I get to my stop, ride up the escalator and notice that the woman in front of me has a run up the back of her stockings that looks like the Alcan Highway. I probably won't get runs because I'm wearing trousers. But I'm also not going to get any air circulation. So when I start walking the warm streets, feeling as if my legs have been wrapped in Saran Wrap, I figure I'm a sure bet for heat prostration. I am amazed that women can walk around all day like this, with their legs hermetically sealed. Meanwhile, I cross the streets very, very carefully, determined not to give the paramedics a good laugh.

I wear the panty hose all day, a sausage in the making. I don't discuss this with colleagues or friends I see downtown. There is nothing unusual in this, I tell myself; I don't normally discuss my underwear with acquaintances, a practice Miss Manners would no doubt approve of.

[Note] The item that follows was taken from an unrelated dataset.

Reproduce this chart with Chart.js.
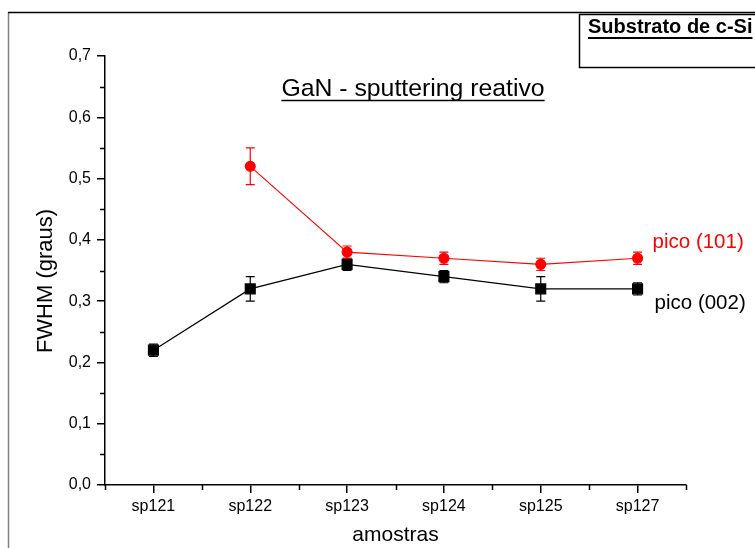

But by late afternoon my panty hose feel as if they're falling down and I must sequester myself in a men's-room stall for a quick lingerie check. Rachel, my 12-year-old daughter, had warned me about days like this. When I told her about Project Panty Hose, she said, without a trace of irony, "Don't worry if they feel like they're falling off, Daddy. It's just the crotch slipping down." (This is one of those intimate father-daughter conversations I will always cherish. She also told me a man must have invented panty hose and high heels.) She is right about the crotch. It is definitely heading south, but I am determined to survive a bit longer.

By day's end, I am headed back to the Metro. I've learned a few things about being forced by social convention to regularly buy and wear such clingy, hateful stuff. Now I'm only thinking about getting home so I can peel this stuff off and slip into something comfortable, preferably nudity.

Then I see something crumpled in the middle of the sidewalk, on L Street just off Connecticut Avenue. It looks strange and ghostly and pathetic, like a mortal coil hastily shuffled off. Someone has dropped -- or thrown -- a pair of beige (or is it taupe?) panty hose onto the street. People walk around the diaphanous mass the way they might gingerly skirt a fallen drunk.

I pause for a moment. Perhaps they merely fell out of a purse as a woman hurried home. But I decide instead that a woman celebrated the quitting of her suffocating job by joyously flinging them into the air with a whoop of triumph, free at last from her nylon shackles.